Written task:
Search the material for the word "matplotlib" and report each line where it turns up.

******

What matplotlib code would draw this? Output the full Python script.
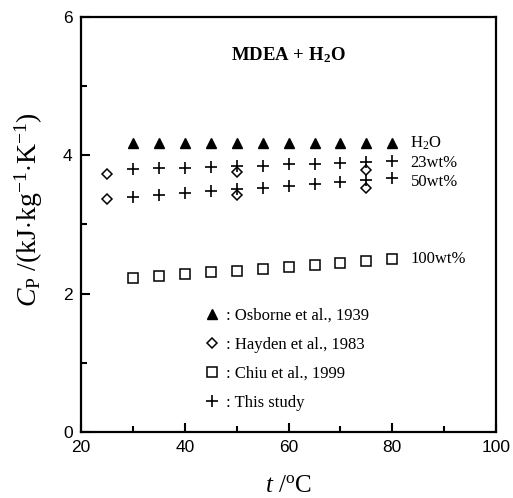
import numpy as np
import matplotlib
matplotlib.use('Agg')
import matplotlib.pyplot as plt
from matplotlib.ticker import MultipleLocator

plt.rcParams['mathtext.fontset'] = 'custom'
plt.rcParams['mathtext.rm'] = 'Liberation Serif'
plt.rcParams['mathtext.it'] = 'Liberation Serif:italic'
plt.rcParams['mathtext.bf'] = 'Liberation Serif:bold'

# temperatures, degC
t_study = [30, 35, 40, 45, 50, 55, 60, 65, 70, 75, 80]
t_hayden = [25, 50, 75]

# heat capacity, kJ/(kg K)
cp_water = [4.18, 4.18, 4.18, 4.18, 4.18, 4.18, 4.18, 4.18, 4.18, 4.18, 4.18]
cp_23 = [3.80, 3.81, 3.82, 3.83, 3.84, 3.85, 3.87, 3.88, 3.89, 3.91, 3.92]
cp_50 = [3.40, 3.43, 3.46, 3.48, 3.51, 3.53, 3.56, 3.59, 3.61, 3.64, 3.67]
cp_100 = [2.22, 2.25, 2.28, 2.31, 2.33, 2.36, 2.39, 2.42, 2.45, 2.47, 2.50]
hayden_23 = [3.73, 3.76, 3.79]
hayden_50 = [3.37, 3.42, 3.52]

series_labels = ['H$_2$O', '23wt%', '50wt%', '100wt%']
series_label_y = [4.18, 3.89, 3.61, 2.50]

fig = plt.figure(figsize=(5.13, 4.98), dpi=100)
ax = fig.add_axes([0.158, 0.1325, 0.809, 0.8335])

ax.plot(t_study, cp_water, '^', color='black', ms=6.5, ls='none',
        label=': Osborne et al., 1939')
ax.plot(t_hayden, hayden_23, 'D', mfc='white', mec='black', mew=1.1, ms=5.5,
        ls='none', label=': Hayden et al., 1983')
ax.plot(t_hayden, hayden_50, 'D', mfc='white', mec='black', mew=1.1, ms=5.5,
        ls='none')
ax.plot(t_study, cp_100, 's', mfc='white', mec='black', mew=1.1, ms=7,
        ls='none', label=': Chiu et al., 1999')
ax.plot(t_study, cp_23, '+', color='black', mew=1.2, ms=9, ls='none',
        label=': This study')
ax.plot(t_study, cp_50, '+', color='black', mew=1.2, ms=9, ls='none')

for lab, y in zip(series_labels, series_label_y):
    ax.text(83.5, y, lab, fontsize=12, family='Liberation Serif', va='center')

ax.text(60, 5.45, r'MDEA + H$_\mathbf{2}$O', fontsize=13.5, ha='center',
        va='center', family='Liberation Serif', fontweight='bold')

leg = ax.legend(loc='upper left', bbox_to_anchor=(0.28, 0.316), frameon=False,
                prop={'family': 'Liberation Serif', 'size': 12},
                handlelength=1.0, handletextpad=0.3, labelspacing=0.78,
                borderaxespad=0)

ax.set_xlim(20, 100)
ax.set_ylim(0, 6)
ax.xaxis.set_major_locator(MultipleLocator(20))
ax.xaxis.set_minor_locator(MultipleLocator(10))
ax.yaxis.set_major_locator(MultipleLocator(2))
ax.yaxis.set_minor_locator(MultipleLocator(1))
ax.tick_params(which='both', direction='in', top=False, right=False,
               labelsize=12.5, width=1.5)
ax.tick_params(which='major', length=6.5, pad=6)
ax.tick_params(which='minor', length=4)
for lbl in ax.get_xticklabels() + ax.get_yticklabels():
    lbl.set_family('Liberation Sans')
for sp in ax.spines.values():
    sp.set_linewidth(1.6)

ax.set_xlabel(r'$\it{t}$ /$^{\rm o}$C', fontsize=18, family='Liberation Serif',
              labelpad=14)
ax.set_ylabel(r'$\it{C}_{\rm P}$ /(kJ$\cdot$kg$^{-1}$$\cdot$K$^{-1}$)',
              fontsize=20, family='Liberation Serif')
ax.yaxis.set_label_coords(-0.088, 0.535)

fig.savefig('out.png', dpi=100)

******

Task result:
What matplotlib code would draw this? Output the full Python script.
import matplotlib
matplotlib.use('Agg')
import matplotlib.pyplot as plt
from matplotlib.ticker import MultipleLocator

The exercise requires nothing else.